The following year brought further setbacks. In March 2023, a launch attempt at Cape Canaveral Space Force Station was halted during pre-flight checks and never executed. A second attempt in September 2023 met the same result. That same month, the Army acknowledged it would miss its FY2023 fielding target — a public admission that marked the end of any pretense that the original schedule remained viable.
The turnaround came in June 2024. On June 28, DOD announced a successful end-to-end flight test launched from the Pacific Missile Range Facility in Kauai, Hawaii. The missile traveled more than 2,000 miles across the Pacific to a test range in the Marshall Islands, completing its intended course and releasing the C-HGB on target. It was the first confirmation that the integrated system worked as designed.
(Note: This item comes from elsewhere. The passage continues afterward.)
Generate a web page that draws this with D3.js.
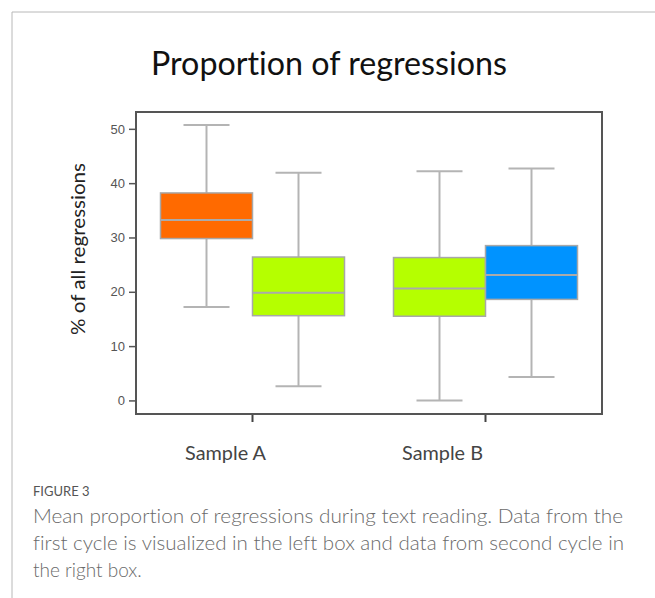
<!DOCTYPE html>
<html>
<head>
<meta charset="utf-8">
<script src="https://cdn.jsdelivr.net/npm/d3@7"></script>
<style>
  body { margin: 0; background: #fff; }
  text { font-variant-ligatures: none; }
</style>
</head>
<body>
<div id="chart"></div>
<script>
// values
var groups = ["Sample A", "Sample B"];
var cycles = ["first", "second"];
var boxGroup = ["Sample A", "Sample A", "Sample B", "Sample B"];
var boxCycle = ["first", "second", "first", "second"];
var whiskLow = [17.2, 2.6, 0.0, 4.3];
var q1 = [29.8, 15.6, 15.5, 18.6];
var median = [33.2, 19.8, 20.6, 23.1];
var q3 = [38.2, 26.4, 26.3, 28.5];
var whiskHigh = [50.7, 41.9, 42.2, 42.7];
var yTicks = [0, 10, 20, 30, 40, 50];
var boxColors = ["#ff6a00", "#b5ff00", "#b5ff00", "#0093ff"];

var W = 655, H = 598;
var svg = d3.select("#chart").append("svg")
    .attr("width", W)
    .attr("height", H);

// page frame
svg.append("line").attr("x1", 12).attr("y1", 12).attr("x2", W).attr("y2", 12)
  .attr("stroke", "#b8b8b8").attr("stroke-width", 1);
svg.append("line").attr("x1", 12).attr("y1", 12).attr("x2", 12).attr("y2", H)
  .attr("stroke", "#b8b8b8").attr("stroke-width", 1);

var plot = {left: 136, right: 602, top: 112, bottom: 414};

var x = d3.scaleBand().domain(groups).range([plot.left, plot.right]).padding(0);
var xInner = d3.scaleBand().domain(cycles).range([24.5, x.bandwidth() - 24.5]).padding(0);
var y = d3.scaleLinear().domain([-2.5, 53.1]).range([plot.bottom, plot.top]);

var labelFont = "Lato, 'Open Sans', sans-serif";

// title
svg.append("text")
  .attr("x", 329).attr("y", 75)
  .attr("text-anchor", "middle")
  .style("font-family", labelFont)
  .style("font-size", "32px")
  .attr("fill", "#111")
  .attr("textLength", 356)
  .attr("lengthAdjust", "spacingAndGlyphs")
  .text("Proportion of regressions");

// y axis
var yAxis = svg.append("g")
  .attr("transform", "translate(" + plot.left + ",0)")
  .call(d3.axisLeft(y).tickValues(yTicks).tickSize(7).tickPadding(4));
yAxis.select(".domain").remove();
yAxis.selectAll("line").attr("stroke", "#555").attr("stroke-width", 1.5);
yAxis.selectAll("text")
  .attr("fill", "#555")
  .style("font-family", "'Liberation Sans', Arial, sans-serif")
  .style("font-size", "13px");

svg.append("text")
  .attr("transform", "translate(85,249)rotate(-90)")
  .attr("text-anchor", "middle")
  .style("font-family", labelFont)
  .style("font-size", "20px")
  .attr("fill", "#222")
  .attr("textLength", 172)
  .attr("lengthAdjust", "spacingAndGlyphs")
  .text("% of all regressions");

// x axis ticks
svg.append("g").selectAll("line")
  .data(groups)
  .enter().append("line")
    .attr("x1", function(d) { return x(d) + x.bandwidth() / 2; })
    .attr("x2", function(d) { return x(d) + x.bandwidth() / 2; })
    .attr("y1", plot.bottom)
    .attr("y2", plot.bottom + 8)
    .attr("stroke", "#444")
    .attr("stroke-width", 2);

var labelShift = [-27, -43];
svg.append("g").selectAll("text")
  .data(groups)
  .enter().append("text")
    .attr("x", function(d, i) { return x(d) + x.bandwidth() / 2 + labelShift[i]; })
    .attr("y", 460)
    .attr("text-anchor", "middle")
    .style("font-family", labelFont)
    .style("font-size", "19px")
    .attr("fill", "#444")
    .attr("textLength", 81)
    .attr("lengthAdjust", "spacingAndGlyphs")
    .text(function(d) { return d; });

// boxes
var idx = d3.range(boxGroup.length);
var bw = xInner.bandwidth();
function cx(i) { return x(boxGroup[i]) + xInner(boxCycle[i]) + bw / 2; }

var boxes = svg.append("g").selectAll("g")
  .data(idx)
  .enter().append("g");

boxes.append("line")
  .attr("x1", cx).attr("x2", cx)
  .attr("y1", function(i) { return y(whiskHigh[i]); })
  .attr("y2", function(i) { return y(whiskLow[i]); })
  .attr("stroke", "#b4b4b4").attr("stroke-width", 2);

boxes.append("line")
  .attr("x1", function(i) { return cx(i) - bw / 4; })
  .attr("x2", function(i) { return cx(i) + bw / 4; })
  .attr("y1", function(i) { return y(whiskHigh[i]); })
  .attr("y2", function(i) { return y(whiskHigh[i]); })
  .attr("stroke", "#b4b4b4").attr("stroke-width", 2);

boxes.append("line")
  .attr("x1", function(i) { return cx(i) - bw / 4; })
  .attr("x2", function(i) { return cx(i) + bw / 4; })
  .attr("y1", function(i) { return y(whiskLow[i]); })
  .attr("y2", function(i) { return y(whiskLow[i]); })
  .attr("stroke", "#b4b4b4").attr("stroke-width", 2);

boxes.append("rect")
  .attr("x", function(i) { return cx(i) - bw / 2; })
  .attr("width", bw)
  .attr("y", function(i) { return y(q3[i]); })
  .attr("height", function(i) { return y(q1[i]) - y(q3[i]); })
  .attr("fill", function(i) { return boxColors[i]; })
  .attr("stroke", "#a8a8a8").attr("stroke-width", 1.5);

boxes.append("line")
  .attr("x1", function(i) { return cx(i) - bw / 2; })
  .attr("x2", function(i) { return cx(i) + bw / 2; })
  .attr("y1", function(i) { return y(median[i]); })
  .attr("y2", function(i) { return y(median[i]); })
  .attr("stroke", "#aaaaaa").attr("stroke-width", 2);

// plot frame
svg.append("rect")
  .attr("x", plot.left).attr("y", plot.top)
  .attr("width", plot.right - plot.left)
  .attr("height", plot.bottom - plot.top)
  .attr("fill", "none")
  .attr("stroke", "#555").attr("stroke-width", 2);

// caption
svg.append("text")
  .attr("x", 33).attr("y", 496)
  .style("font-family", labelFont)
  .style("font-size", "13px")
  .attr("fill", "#555")
  .text("FIGURE 3");

var caption = [
  "Mean proportion of regressions during text reading. Data from the",
  "first cycle is visualized in the left box and data from second cycle in",
  "the right box."
];
var capWidths = [590, 591, null];
svg.append("g").selectAll("text")
  .data(caption)
  .enter().append("text")
    .attr("x", 33)
    .attr("y", function(d, i) { return 523 + i * 27; })
    .style("font-family", labelFont)
    .style("font-weight", "300")
    .style("font-size", "19px")
    .attr("fill", "#6a6a6a")
    .attr("textLength", function(d, i) { return capWidths[i]; })
    .attr("lengthAdjust", "spacingAndGlyphs")
    .text(function(d) { return d; });
</script>
</body>
</html>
December 2024 added a second successful test, this time from Cape Canaveral — and this time using an actual Battery Operations Center and Transporter Erector Launcher rather than a ground stand. That distinction matters: the December test was the first live-fire event replicating real operational employment conditions.
A third successful launch followed on March 26, 2026, again from Cape Canaveral, announced publicly by DOD on April 2, 2026. With three consecutive successes now on record and the first operational battery at Joint Base Lewis-McChord reportedly receiving its initial missiles, the program has moved decisively from development risk to early operational reality.